[Task statement]
Copy all of the material exactly. Pictures are not to appear in the copy.

[Entries shown]

>> BEGIN

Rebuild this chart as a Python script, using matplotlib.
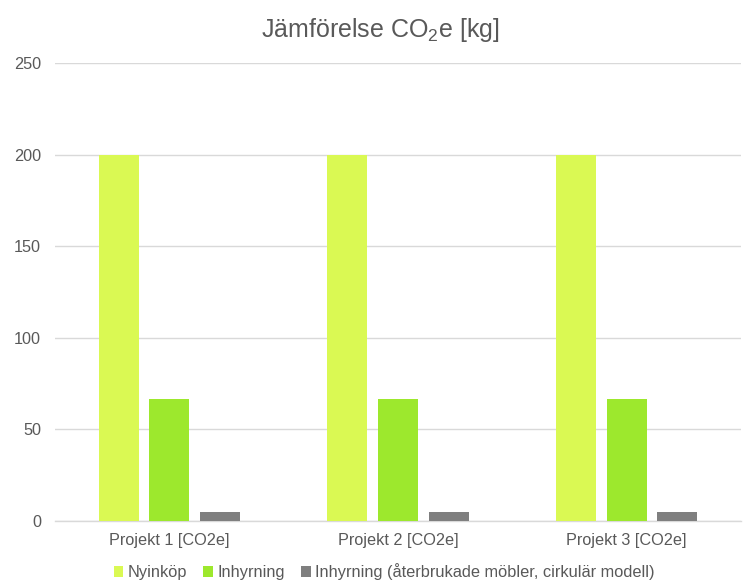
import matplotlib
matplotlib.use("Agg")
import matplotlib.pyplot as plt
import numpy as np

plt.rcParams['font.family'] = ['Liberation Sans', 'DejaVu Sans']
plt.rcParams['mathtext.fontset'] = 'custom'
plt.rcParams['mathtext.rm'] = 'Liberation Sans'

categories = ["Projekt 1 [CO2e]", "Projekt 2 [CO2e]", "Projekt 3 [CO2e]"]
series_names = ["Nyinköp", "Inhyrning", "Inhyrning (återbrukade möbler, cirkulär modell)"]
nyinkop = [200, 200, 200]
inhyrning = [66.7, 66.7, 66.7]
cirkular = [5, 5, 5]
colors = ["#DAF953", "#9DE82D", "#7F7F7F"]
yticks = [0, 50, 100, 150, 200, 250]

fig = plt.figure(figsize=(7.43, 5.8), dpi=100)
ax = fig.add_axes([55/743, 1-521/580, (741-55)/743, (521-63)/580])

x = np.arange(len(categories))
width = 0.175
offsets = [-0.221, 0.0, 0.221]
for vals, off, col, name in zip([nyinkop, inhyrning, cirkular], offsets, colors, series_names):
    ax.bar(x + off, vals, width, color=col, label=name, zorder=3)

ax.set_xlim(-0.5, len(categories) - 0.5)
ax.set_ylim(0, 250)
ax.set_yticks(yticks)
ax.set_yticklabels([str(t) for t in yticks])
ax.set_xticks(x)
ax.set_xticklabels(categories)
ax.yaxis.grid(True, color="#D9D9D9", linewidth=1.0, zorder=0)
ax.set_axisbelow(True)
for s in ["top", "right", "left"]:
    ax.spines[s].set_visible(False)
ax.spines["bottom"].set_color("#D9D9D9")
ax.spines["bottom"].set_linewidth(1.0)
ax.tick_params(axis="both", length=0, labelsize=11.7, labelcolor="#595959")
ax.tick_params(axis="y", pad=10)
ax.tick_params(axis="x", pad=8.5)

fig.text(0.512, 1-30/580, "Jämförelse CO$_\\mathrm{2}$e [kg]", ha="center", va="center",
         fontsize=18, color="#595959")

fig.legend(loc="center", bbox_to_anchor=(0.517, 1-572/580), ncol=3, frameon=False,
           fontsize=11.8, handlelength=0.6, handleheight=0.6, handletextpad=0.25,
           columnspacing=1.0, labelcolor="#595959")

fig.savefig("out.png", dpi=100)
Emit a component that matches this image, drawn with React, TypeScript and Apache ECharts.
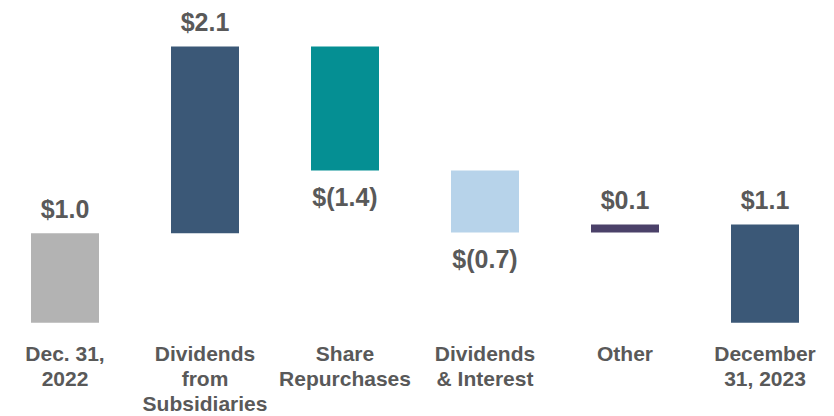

>> END

[Response to this task]
Rebuild this chart as a Python script, using matplotlib.
import matplotlib
matplotlib.use("Agg")
import matplotlib.pyplot as plt
import numpy as np

plt.rcParams['font.family'] = ['Liberation Sans', 'DejaVu Sans']
plt.rcParams['mathtext.fontset'] = 'custom'
plt.rcParams['mathtext.rm'] = 'Liberation Sans'

categories = ["Projekt 1 [CO2e]", "Projekt 2 [CO2e]", "Projekt 3 [CO2e]"]
series_names = ["Nyinköp", "Inhyrning", "Inhyrning (återbrukade möbler, cirkulär modell)"]
nyinkop = [200, 200, 200]
inhyrning = [66.7, 66.7, 66.7]
cirkular = [5, 5, 5]
colors = ["#DAF953", "#9DE82D", "#7F7F7F"]
yticks = [0, 50, 100, 150, 200, 250]

fig = plt.figure(figsize=(7.43, 5.8), dpi=100)
ax = fig.add_axes([55/743, 1-521/580, (741-55)/743, (521-63)/580])

x = np.arange(len(categories))
width = 0.175
offsets = [-0.221, 0.0, 0.221]
for vals, off, col, name in zip([nyinkop, inhyrning, cirkular], offsets, colors, series_names):
    ax.bar(x + off, vals, width, color=col, label=name, zorder=3)

ax.set_xlim(-0.5, len(categories) - 0.5)
ax.set_ylim(0, 250)
ax.set_yticks(yticks)
ax.set_yticklabels([str(t) for t in yticks])
ax.set_xticks(x)
ax.set_xticklabels(categories)
ax.yaxis.grid(True, color="#D9D9D9", linewidth=1.0, zorder=0)
ax.set_axisbelow(True)
for s in ["top", "right", "left"]:
    ax.spines[s].set_visible(False)
ax.spines["bottom"].set_color("#D9D9D9")
ax.spines["bottom"].set_linewidth(1.0)
ax.tick_params(axis="both", length=0, labelsize=11.7, labelcolor="#595959")
ax.tick_params(axis="y", pad=10)
ax.tick_params(axis="x", pad=8.5)

fig.text(0.512, 1-30/580, "Jämförelse CO$_\\mathrm{2}$e [kg]", ha="center", va="center",
         fontsize=18, color="#595959")

fig.legend(loc="center", bbox_to_anchor=(0.517, 1-572/580), ncol=3, frameon=False,
           fontsize=11.8, handlelength=0.6, handleheight=0.6, handletextpad=0.25,
           columnspacing=1.0, labelcolor="#595959")

fig.savefig("out.png", dpi=100)
Emit a component that matches this image, drawn with React, TypeScript and Apache ECharts.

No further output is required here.